• **Aim of the exercise**
In the records below, reproduce exactly the lines from the one containing "Convert this chart to Apache ECharts code." through the one containing "const panelTitles = ['Vegetarianismo', 'Veganismo'];", both included, and omit the pictures.

Records with drawing code
______
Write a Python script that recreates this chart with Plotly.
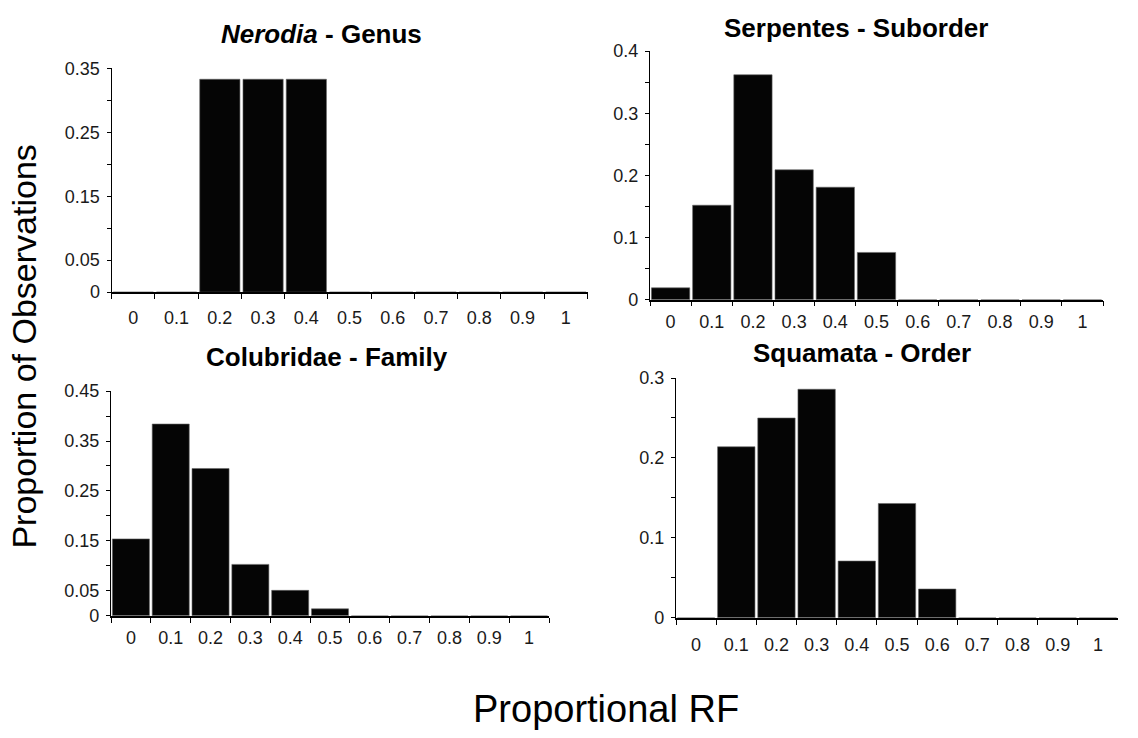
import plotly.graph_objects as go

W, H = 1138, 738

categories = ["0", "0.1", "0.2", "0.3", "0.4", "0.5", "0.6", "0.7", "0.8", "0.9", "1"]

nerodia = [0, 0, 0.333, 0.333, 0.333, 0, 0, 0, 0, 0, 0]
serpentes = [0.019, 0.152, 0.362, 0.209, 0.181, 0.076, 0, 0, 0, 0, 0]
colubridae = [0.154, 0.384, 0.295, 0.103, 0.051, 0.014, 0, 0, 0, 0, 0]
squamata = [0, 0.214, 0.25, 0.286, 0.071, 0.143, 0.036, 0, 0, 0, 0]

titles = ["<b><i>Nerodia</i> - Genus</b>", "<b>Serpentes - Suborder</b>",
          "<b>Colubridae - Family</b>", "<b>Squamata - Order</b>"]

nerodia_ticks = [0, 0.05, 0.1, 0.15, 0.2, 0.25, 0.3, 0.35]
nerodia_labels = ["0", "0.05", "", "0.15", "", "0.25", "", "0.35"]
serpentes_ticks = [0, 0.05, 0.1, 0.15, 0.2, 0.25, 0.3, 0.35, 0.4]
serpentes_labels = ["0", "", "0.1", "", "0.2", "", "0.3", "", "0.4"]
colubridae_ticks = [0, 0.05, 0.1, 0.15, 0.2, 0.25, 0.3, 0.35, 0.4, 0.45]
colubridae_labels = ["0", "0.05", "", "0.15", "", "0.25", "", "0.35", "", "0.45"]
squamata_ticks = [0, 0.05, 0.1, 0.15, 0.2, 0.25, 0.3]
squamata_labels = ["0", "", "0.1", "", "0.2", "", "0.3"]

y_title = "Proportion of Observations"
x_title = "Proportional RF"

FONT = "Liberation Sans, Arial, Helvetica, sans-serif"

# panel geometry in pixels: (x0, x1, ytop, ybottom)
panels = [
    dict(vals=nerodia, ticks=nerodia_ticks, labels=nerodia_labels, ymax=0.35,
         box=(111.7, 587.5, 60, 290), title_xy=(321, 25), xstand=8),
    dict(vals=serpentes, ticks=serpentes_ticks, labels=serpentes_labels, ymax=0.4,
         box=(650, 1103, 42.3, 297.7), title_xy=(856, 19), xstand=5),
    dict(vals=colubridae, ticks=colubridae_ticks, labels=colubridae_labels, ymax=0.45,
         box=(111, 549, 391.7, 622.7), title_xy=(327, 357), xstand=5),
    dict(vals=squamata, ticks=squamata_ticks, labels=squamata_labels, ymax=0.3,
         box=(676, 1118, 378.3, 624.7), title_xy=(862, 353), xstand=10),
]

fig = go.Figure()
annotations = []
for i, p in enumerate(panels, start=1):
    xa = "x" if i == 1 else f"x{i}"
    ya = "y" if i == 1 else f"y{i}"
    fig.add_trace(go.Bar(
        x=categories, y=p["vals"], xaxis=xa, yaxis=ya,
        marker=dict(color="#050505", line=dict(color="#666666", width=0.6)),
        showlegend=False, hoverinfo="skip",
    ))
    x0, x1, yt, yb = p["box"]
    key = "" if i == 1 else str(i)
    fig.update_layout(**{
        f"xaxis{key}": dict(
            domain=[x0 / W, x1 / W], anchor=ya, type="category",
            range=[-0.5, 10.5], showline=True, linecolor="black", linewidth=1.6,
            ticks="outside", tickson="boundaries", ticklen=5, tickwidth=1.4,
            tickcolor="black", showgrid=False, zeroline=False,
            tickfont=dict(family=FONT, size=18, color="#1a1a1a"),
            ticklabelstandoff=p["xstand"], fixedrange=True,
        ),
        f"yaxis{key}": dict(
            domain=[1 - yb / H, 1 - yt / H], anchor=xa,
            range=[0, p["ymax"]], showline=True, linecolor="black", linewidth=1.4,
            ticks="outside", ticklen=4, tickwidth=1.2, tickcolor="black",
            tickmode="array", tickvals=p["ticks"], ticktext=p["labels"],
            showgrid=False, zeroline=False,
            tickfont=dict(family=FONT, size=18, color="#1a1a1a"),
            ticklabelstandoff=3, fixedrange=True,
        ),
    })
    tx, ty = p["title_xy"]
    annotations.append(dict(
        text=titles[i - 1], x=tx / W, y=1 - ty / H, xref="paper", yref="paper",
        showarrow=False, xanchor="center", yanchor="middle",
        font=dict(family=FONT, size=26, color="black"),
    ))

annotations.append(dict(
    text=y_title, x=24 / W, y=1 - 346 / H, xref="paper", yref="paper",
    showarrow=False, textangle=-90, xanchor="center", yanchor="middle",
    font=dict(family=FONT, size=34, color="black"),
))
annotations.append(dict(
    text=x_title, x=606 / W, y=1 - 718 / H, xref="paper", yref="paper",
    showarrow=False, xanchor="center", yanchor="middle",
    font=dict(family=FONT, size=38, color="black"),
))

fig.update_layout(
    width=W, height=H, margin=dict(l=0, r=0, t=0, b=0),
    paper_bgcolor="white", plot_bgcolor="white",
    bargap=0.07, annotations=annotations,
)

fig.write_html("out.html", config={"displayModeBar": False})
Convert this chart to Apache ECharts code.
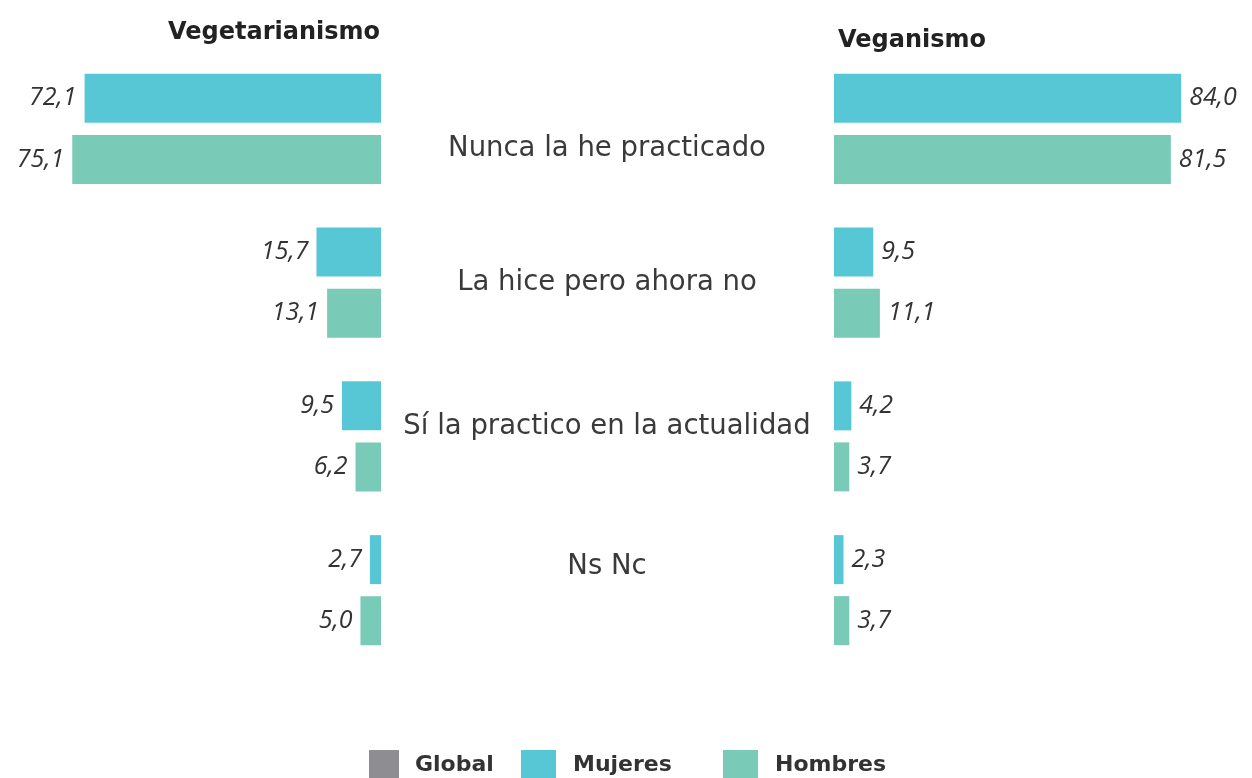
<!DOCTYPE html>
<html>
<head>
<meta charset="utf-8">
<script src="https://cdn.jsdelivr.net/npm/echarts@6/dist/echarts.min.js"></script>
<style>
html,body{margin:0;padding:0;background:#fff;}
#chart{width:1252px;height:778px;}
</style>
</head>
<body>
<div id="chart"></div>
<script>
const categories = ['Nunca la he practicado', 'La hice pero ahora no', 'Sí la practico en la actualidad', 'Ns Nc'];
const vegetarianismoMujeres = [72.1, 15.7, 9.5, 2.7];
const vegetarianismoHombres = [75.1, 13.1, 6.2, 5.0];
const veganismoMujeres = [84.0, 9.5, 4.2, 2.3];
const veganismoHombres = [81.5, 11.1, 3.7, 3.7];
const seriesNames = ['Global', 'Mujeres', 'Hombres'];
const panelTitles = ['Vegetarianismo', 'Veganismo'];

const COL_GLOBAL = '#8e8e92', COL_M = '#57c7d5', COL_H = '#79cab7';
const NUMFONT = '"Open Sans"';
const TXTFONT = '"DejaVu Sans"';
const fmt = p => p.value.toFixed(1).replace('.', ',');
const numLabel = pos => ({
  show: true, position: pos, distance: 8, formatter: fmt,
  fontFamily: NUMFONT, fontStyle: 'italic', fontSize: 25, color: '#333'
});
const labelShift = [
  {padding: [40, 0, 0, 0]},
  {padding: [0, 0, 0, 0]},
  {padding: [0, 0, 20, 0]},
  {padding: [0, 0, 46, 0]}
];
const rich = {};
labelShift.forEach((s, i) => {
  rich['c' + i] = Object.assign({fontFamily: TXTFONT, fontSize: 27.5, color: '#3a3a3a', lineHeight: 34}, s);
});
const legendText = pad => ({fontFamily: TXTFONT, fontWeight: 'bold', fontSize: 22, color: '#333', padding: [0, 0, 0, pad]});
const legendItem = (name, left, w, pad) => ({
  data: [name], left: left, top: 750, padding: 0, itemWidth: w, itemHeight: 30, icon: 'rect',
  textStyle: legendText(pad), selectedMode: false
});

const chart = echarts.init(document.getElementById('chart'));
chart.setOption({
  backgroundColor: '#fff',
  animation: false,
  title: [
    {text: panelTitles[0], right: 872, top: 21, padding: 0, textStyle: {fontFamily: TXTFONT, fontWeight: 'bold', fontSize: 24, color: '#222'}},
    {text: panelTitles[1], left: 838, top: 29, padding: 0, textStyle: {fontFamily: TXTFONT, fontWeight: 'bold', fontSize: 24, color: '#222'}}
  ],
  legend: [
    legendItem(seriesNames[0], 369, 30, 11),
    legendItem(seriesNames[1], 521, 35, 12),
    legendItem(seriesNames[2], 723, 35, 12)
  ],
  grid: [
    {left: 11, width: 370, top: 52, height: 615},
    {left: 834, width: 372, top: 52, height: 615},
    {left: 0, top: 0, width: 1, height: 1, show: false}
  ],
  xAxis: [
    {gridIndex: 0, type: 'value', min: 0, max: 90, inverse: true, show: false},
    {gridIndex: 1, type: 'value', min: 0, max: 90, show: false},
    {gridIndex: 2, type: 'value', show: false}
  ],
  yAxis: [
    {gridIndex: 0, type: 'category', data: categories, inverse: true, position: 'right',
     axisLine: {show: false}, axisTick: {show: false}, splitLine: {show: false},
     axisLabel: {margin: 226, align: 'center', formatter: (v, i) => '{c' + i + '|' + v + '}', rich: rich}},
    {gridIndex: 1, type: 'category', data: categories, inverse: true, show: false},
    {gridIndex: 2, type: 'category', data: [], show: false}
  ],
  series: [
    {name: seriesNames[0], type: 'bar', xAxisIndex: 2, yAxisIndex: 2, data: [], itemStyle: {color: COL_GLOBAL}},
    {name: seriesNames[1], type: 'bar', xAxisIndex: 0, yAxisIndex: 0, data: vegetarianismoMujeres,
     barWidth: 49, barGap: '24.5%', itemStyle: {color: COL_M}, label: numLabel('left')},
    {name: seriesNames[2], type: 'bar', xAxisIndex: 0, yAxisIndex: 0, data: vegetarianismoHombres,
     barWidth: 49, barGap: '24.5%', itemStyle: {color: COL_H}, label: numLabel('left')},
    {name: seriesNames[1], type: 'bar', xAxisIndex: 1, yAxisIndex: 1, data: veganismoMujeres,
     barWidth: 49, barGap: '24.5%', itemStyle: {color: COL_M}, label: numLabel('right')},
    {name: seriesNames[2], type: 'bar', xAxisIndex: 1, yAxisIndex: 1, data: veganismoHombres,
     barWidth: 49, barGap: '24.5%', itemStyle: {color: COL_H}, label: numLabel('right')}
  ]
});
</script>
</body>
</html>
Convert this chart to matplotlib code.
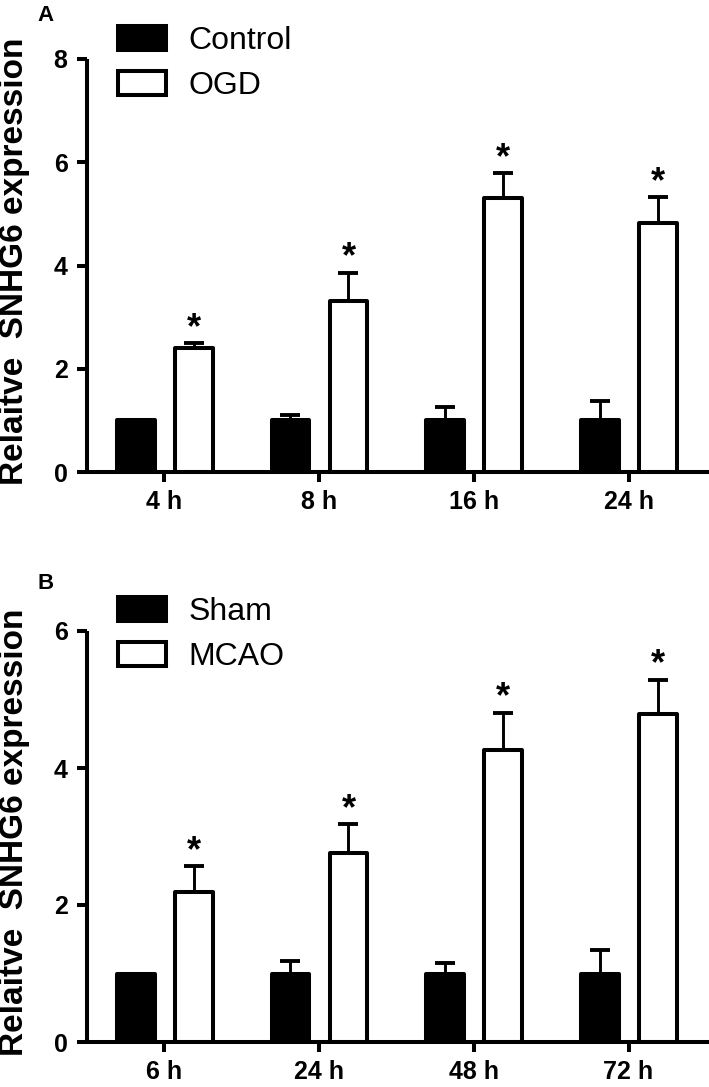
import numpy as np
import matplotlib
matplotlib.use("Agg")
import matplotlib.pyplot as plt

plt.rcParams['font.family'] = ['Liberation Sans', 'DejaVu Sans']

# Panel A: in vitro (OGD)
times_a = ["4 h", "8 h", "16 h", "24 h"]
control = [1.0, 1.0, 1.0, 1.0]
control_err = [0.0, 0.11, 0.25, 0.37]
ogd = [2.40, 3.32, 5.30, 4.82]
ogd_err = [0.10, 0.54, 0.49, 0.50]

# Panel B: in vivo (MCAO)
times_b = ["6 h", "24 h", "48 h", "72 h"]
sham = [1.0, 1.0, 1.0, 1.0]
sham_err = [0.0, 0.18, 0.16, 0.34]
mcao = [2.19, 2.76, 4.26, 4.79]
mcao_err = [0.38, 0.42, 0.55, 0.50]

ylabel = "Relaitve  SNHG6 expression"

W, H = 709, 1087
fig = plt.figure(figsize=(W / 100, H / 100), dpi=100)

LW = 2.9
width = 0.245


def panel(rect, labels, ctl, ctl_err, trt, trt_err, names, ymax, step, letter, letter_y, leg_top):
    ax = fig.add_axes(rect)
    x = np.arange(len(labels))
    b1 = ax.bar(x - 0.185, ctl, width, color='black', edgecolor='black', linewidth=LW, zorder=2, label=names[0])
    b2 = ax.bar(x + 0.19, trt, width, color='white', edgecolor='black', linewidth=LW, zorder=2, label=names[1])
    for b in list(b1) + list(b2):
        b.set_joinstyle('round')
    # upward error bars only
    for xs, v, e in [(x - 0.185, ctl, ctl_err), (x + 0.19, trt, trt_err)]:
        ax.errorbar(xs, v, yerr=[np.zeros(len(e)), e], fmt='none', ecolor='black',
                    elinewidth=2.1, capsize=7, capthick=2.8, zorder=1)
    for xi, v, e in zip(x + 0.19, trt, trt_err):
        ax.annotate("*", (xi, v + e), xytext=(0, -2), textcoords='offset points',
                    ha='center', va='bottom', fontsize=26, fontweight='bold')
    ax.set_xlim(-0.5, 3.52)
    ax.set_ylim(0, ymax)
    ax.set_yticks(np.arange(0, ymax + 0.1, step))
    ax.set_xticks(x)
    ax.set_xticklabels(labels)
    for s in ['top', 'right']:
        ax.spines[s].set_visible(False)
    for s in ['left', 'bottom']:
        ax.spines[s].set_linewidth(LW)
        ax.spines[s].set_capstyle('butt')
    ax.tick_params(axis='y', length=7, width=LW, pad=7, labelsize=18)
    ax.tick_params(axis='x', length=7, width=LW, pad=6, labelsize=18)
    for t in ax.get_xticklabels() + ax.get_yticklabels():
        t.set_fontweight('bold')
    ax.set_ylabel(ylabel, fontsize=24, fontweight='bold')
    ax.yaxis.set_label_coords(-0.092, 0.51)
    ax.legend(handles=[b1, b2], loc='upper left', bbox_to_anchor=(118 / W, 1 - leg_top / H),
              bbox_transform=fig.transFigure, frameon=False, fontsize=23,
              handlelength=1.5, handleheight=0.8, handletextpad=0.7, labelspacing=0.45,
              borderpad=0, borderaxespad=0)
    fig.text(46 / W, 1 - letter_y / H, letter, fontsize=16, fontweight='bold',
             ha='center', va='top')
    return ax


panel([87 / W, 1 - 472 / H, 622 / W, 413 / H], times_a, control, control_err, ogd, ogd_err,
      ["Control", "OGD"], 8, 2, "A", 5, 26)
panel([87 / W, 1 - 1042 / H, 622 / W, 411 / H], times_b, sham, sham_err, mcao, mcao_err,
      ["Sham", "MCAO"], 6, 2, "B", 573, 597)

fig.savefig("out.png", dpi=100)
______
• **Full solution**
Convert this chart to Apache ECharts code.
<!DOCTYPE html>
<html>
<head>
<meta charset="utf-8">
<script src="https://cdn.jsdelivr.net/npm/echarts@6/dist/echarts.min.js"></script>
<style>
html,body{margin:0;padding:0;background:#fff;}
#chart{width:1252px;height:778px;}
</style>
</head>
<body>
<div id="chart"></div>
<script>
const categories = ['Nunca la he practicado', 'La hice pero ahora no', 'Sí la practico en la actualidad', 'Ns Nc'];
const vegetarianismoMujeres = [72.1, 15.7, 9.5, 2.7];
const vegetarianismoHombres = [75.1, 13.1, 6.2, 5.0];
const veganismoMujeres = [84.0, 9.5, 4.2, 2.3];
const veganismoHombres = [81.5, 11.1, 3.7, 3.7];
const seriesNames = ['Global', 'Mujeres', 'Hombres'];
const panelTitles = ['Vegetarianismo', 'Veganismo'];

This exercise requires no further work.